Generating Poetry.lock

Poetry is a tool for dependency management and packaging in Python.

Prerequisite

A pyproject.toml file.

Example pyproject.toml

[build-system]
requires = ["poetry-core>=1.1.0"]
build-backend = "poetry.core.masonry.api"

[tool.poetry]
name = "example-project"
version = "1.0.0"
description = "An example project"
authors = ["Your Name <yourname@example.com>"]

[tool.poetry.dependencies]
python = "^3.9"
requests = "^2.25.1"
numpy = "^1.21.0"

[tool.poetry.dev-dependencies]
pytest = "^6.2.4"
flake8 = "^3.9.2"

[build-system]
requires = ["poetry-core>=1.0.0"]
build-backend = "poetry.core.masonry.api"

Generating a Poetry.lock

Generate a Poetry.lock file with the following command:

poetry lock

The generated Poetry.lock file contains all transitive and direct dependencies that the project uses.

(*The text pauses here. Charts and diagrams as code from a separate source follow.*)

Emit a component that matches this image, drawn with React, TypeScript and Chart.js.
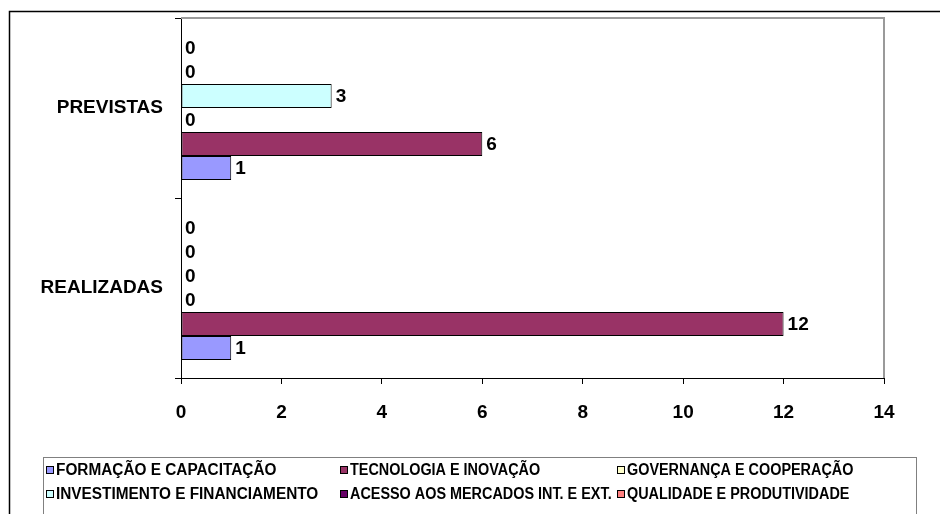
import React, { useEffect, useRef } from "react";
import { Chart, registerables } from "chart.js";

Chart.register(...registerables);

// Categories (top to bottom as drawn)
const categories = ["PREVISTAS", "REALIZADAS"];

// Series values, one per category [PREVISTAS, REALIZADAS]
const formacao = [1, 1];
const tecnologia = [6, 12];
const governanca = [0, 0];
const investimento = [3, 0];
const acesso = [0, 0];
const qualidade = [0, 0];

// Series labels (legend order)
const seriesLabels = [
  "FORMAÇÃO E CAPACITAÇÃO",
  "TECNOLOGIA E INOVAÇÃO",
  "GOVERNANÇA E COOPERAÇÃO",
  "INVESTIMENTO E FINANCIAMENTO",
  "ACESSO AOS MERCADOS INT. E EXT.",
  "QUALIDADE E PRODUTIVIDADE",
];
const seriesValues = [formacao, tecnologia, governanca, investimento, acesso, qualidade];
const seriesColors = ["#9999FF", "#993366", "#FFFFCC", "#CCFFFF", "#660066", "#FF8080"];

// Value axis ticks
const xMin = 0;
const xMax = 14;
const xStep = 2;

const FONT = "'Liberation Sans', Arial, sans-serif";

const framePlugin = {
  id: "frame",
  beforeDraw(chart: any) {
    const ctx = chart.ctx;
    ctx.save();
    ctx.fillStyle = "#FFFFFF";
    ctx.fillRect(0, 0, chart.width, chart.height);
    ctx.strokeStyle = "#000000";
    ctx.lineWidth = 1.5;
    ctx.strokeRect(9.5, 11.5, 1200, 1000);
    ctx.restore();
  },
  afterDraw(chart: any) {
    const ctx = chart.ctx;
    const a = chart.chartArea;
    ctx.save();
    // plot area top and right border (grey)
    ctx.strokeStyle = "#9A9A9A";
    ctx.lineWidth = 2;
    ctx.beginPath();
    ctx.moveTo(a.left, a.top);
    ctx.lineTo(a.right, a.top);
    ctx.lineTo(a.right, a.bottom);
    ctx.stroke();
    // legend box
    ctx.strokeStyle = "#808080";
    ctx.lineWidth = 1;
    ctx.strokeRect(43.5, 457.5, 873, 100);
    const colX = [46, 340, 617];
    const rowY = [470, 494];
    ctx.font = `bold 16px ${FONT}`;
    ctx.textBaseline = "middle";
    ctx.textAlign = "left";
    const ds = chart.data.datasets;
    const ordered = ds.slice().reverse();
    ordered.forEach((d: any, i: number) => {
      const x = colX[i % 3];
      const y = rowY[Math.floor(i / 3)];
      ctx.fillStyle = d.backgroundColor;
      ctx.fillRect(x + 0.5, y - 3.5, 7, 7);
      ctx.strokeStyle = "#000000";
      ctx.lineWidth = 1;
      ctx.strokeRect(x + 0.5, y - 3.5, 7, 7);
      ctx.fillStyle = "#000000";
      ctx.save();
      ctx.translate(x + 10, y + 1);
      ctx.scale(i % 3 === 0 ? 0.96 : 0.9, 1);
      ctx.fillText(d.label, 0, 0);
      ctx.restore();
    });
    ctx.restore();
  },
};

const labelPlugin = {
  id: "barLabels",
  afterDatasetsDraw(chart: any) {
    const ctx = chart.ctx;
    ctx.save();
    ctx.font = `bold 19px ${FONT}`;
    ctx.fillStyle = "#000000";
    ctx.textAlign = "left";
    ctx.textBaseline = "middle";
    chart.data.datasets.forEach((d: any, di: number) => {
      const meta = chart.getDatasetMeta(di);
      meta.data.forEach((el: any, i: number) => {
        const v = d.data[i];
        ctx.fillText(String(v), el.x + 4, el.y + 1);
      });
    });
    ctx.restore();
  },
};

export default function App() {
  const ref = useRef<HTMLCanvasElement | null>(null);

  useEffect(() => {
    if (!ref.current) return;
    // datasets ordered top-to-bottom within each category group
    const order = [5, 4, 3, 2, 1, 0];
    const datasets = order.map((k) => ({
      label: seriesLabels[k],
      data: seriesValues[k],
      backgroundColor: seriesColors[k],
      borderColor: "#000000",
      borderWidth: 1,
      borderSkipped: false,
      categoryPercentage: 0.8,
      barPercentage: 1.0,
    }));
    const chart = new Chart(ref.current, {
      type: "bar",
      data: { labels: categories, datasets },
      options: {
        indexAxis: "y",
        animation: false,
        responsive: false,
        devicePixelRatio: 1,
        layout: { padding: { top: 18, right: 56, left: 0, bottom: 0 } },
        plugins: {
          legend: { display: false },
          tooltip: { enabled: false },
        },
        scales: {
          x: {
            min: xMin,
            max: xMax,
            ticks: {
              stepSize: xStep,
              color: "#000000",
              font: { family: FONT, size: 19, weight: "bold" },
              padding: 17,
            },
            grid: {
              drawOnChartArea: false,
              drawTicks: true,
              tickLength: 6,
              color: "#000000",
            },
            border: { color: "#000000", width: 1 },
            afterFit: (s: any) => {
              s.height = 136;
              s.paddingLeft = 0;
              s.paddingRight = 0;
            },
          },
          y: {
            offset: true,
            ticks: {
              color: "#000000",
              font: { family: FONT, size: 19, weight: "bold" },
              padding: 12,
            },
            grid: {
              offset: true,
              drawOnChartArea: false,
              drawTicks: true,
              tickLength: 6,
              color: "#000000",
            },
            border: { color: "#000000", width: 1 },
            afterFit: (s: any) => {
              s.width = 181;
              s.paddingTop = 0;
              s.paddingBottom = 0;
            },
          },
        },
      } as any,
      plugins: [framePlugin, labelPlugin],
    });
    return () => chart.destroy();
  }, []);

  return (
    <div style={{ position: "fixed", left: 0, top: 0, width: 940, height: 514, background: "#fff" }}>
      <canvas ref={ref} width={940} height={514} style={{ width: 940, height: 514, display: "block" }} />
    </div>
  );
}
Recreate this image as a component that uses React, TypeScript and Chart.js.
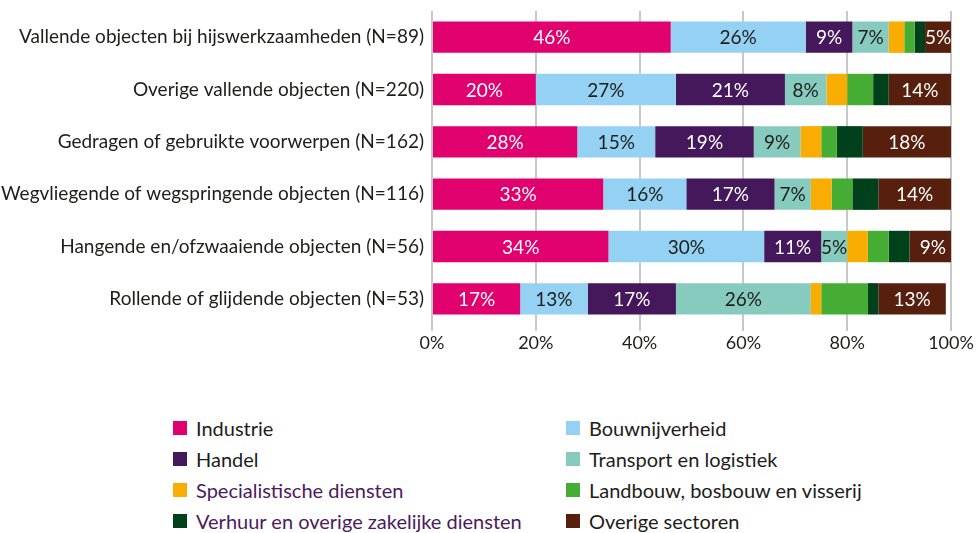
import React, { useEffect, useRef } from "react";
import { Chart, registerables } from "chart.js";
Chart.register(...registerables);

const categories = [
  "Vallende objecten bij hijswerkzaamheden (N=89)",
  "Overige vallende objecten (N=220)",
  "Gedragen of gebruikte voorwerpen (N=162)",
  "Wegvliegende of wegspringende objecten (N=116)",
  "Hangende en/ofzwaaiende objecten (N=56)",
  "Rollende of glijdende objecten (N=53)",
];
const industrie = [46, 20, 28, 33, 34, 17];
const bouwnijverheid = [26, 27, 15, 16, 30, 13];
const handel = [9, 21, 19, 17, 11, 17];
const transport = [7, 8, 9, 7, 5, 26];
const specialistisch = [3, 4, 4, 4, 4, 2];
const landbouw = [2, 5, 3, 4, 4, 9];
const verhuur = [2, 3, 5, 5, 4, 2];
const overige = [5, 12, 17, 14, 9, 13];
const overigeLabels = [5, 14, 18, 14, 9, 13];
const xTicks = [0, 20, 40, 60, 80, 100];

const FONT = "Lato";
const TEXT = "#1d1d1b";
const PURPLE_TEXT = "#4b1a5f";

const seriesDefs = [
  { name: "Industrie", data: industrie, color: "#e0006e", labels: industrie, labelColor: "#ffffff", legendColor: TEXT },
  { name: "Bouwnijverheid", data: bouwnijverheid, color: "#94d1f2", labels: bouwnijverheid, labelColor: "#1d1d1b", legendColor: TEXT },
  { name: "Handel", data: handel, color: "#45185c", labels: handel, labelColor: "#ffffff", legendColor: TEXT },
  { name: "Transport en logistiek", data: transport, color: "#87cbbf", labels: transport, labelColor: "#1d1d1b", legendColor: TEXT },
  { name: "Specialistische diensten", data: specialistisch, color: "#f9ad00", labels: null, labelColor: "", legendColor: PURPLE_TEXT },
  { name: "Landbouw, bosbouw en visserij", data: landbouw, color: "#46ad34", labels: null, labelColor: "", legendColor: TEXT },
  { name: "Verhuur en overige zakelijke diensten", data: verhuur, color: "#00401a", labels: null, labelColor: "", legendColor: PURPLE_TEXT },
  { name: "Overige sectoren", data: overige, color: "#57200e", labels: overigeLabels, labelColor: "#ffffff", legendColor: TEXT },
];

const legendOrder = [0, 1, 2, 3, 4, 5, 6, 7];

const labelPlugin = {
  id: "segLabels",
  afterDatasetsDraw(chart: any) {
    const ctx = chart.ctx;
    ctx.save();
    ctx.font = `19px ${FONT}`;
    ctx.textAlign = "center";
    ctx.textBaseline = "middle";
    chart.data.datasets.forEach((ds: any, di: number) => {
      const def = seriesDefs[di];
      if (!def.labels) return;
      const meta = chart.getDatasetMeta(di);
      meta.data.forEach((el: any, i: number) => {
        const cx = (el.x + el.base) / 2;
        ctx.fillStyle = def.labelColor;
        ctx.fillText(`${def.labels![i]}%`, cx, el.y + 1);
      });
    });
    ctx.restore();
  },
};

export default function App() {
  const ref = useRef<HTMLCanvasElement | null>(null);
  useEffect(() => {
    if (!ref.current) return;
    const chart = new Chart(ref.current, {
      type: "bar",
      data: {
        labels: categories,
        datasets: seriesDefs.map((s) => ({
          label: s.name,
          data: s.data,
          backgroundColor: s.color,
          borderWidth: 0,
          categoryPercentage: 0.6,
          barPercentage: 1,
        })),
      },
      options: {
        indexAxis: "y",
        animation: false,
        responsive: false,
        maintainAspectRatio: false,
        layout: { padding: { left: 0, right: 25, top: 11, bottom: 0 } },
        plugins: { legend: { display: false }, tooltip: { enabled: false } },
        scales: {
          x: {
            stacked: true,
            min: 0,
            max: 100,
            afterFit: (s: any) => { s.height = 50; },
            afterBuildTicks: (s: any) => { s.ticks = xTicks.map((v) => ({ value: v })); },
            grid: { color: "#c8c8c8", lineWidth: 2, tickLength: 6, drawTicks: true },
            border: { display: false },
            ticks: {
              font: { family: FONT, size: 18 },
              color: TEXT,
              padding: 1,
              maxRotation: 0,
              callback: (v: any) => `${v}%`,
            },
          },
          y: {
            stacked: true,
            afterFit: (s: any) => { s.width = 432; s.paddingTop = 0; s.paddingBottom = 0; },
            grid: { display: false, drawTicks: false, tickLength: 0 },
            border: { display: false },
            ticks: { font: { family: FONT, size: 19 }, color: TEXT, padding: 8 },
          },
        },
      },
      plugins: [labelPlugin],
    });
    return () => chart.destroy();
  }, []);

  return (
    <div style={{ position: "absolute", left: 0, top: 0, width: 976, height: 533, background: "#fff", fontFamily: FONT }}>
      <canvas ref={ref} width={976} height={375} style={{ position: "absolute", left: 0, top: 0, width: 976, height: 375 }} />
      <div style={{ position: "absolute", left: 173, top: 412, display: "grid", gridTemplateColumns: "393px 393px", gridAutoRows: "31px" }}>
        {legendOrder.map((i) => {
          const s = seriesDefs[i];
          return (
            <div key={s.name} style={{ display: "flex", alignItems: "center", height: 31 }}>
              <span style={{ display: "inline-block", width: 14, height: 14, background: s.color, marginRight: 9, flexShrink: 0 }} />
              <span style={{ fontSize: 20, color: s.legendColor, whiteSpace: "nowrap" }}>{s.name}</span>
            </div>
          );
        })}
      </div>
    </div>
  );
}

Selecting a single lockfile among many

While there may already be a lockfile in the repository, such as a Pipfile.lock, you may want to generate a new one, for example a requirements.txt, to be sure it has the latest dependencies.

In Semgrep, you can use the flag --include to specify only one lockfile:

semgrep --supply-chain --include=requirements.txt

Alternatively, your repository may already have a requirements.txt file, but you want to generate a fresh and updated version.

However, generating a new requirements.txt file and running the previous command may result in the following error:

[ERROR] Found pending changes in tracked files. Baseline scans runs require a clean git state.

This is due to git conflicts between the previously committed requirements.txt file and the newly generated requirements.txt file.

A solution to this issue can be to generate the new requirements.txt file in a different folder and then specifically include it in the Semgrep scan:

semgrep --supply-chain --include=ssc/requirements.txt

Conclusions

There are several ways to generate lockfiles for Python dependencies. Depending on your preferences, you can select one or another. Keep in mind that the lockfile should be generated before the Semgrep scan and within the proper environment. This ensures that you are scanning only the dependencies of your project and not all the Python dependencies of your system.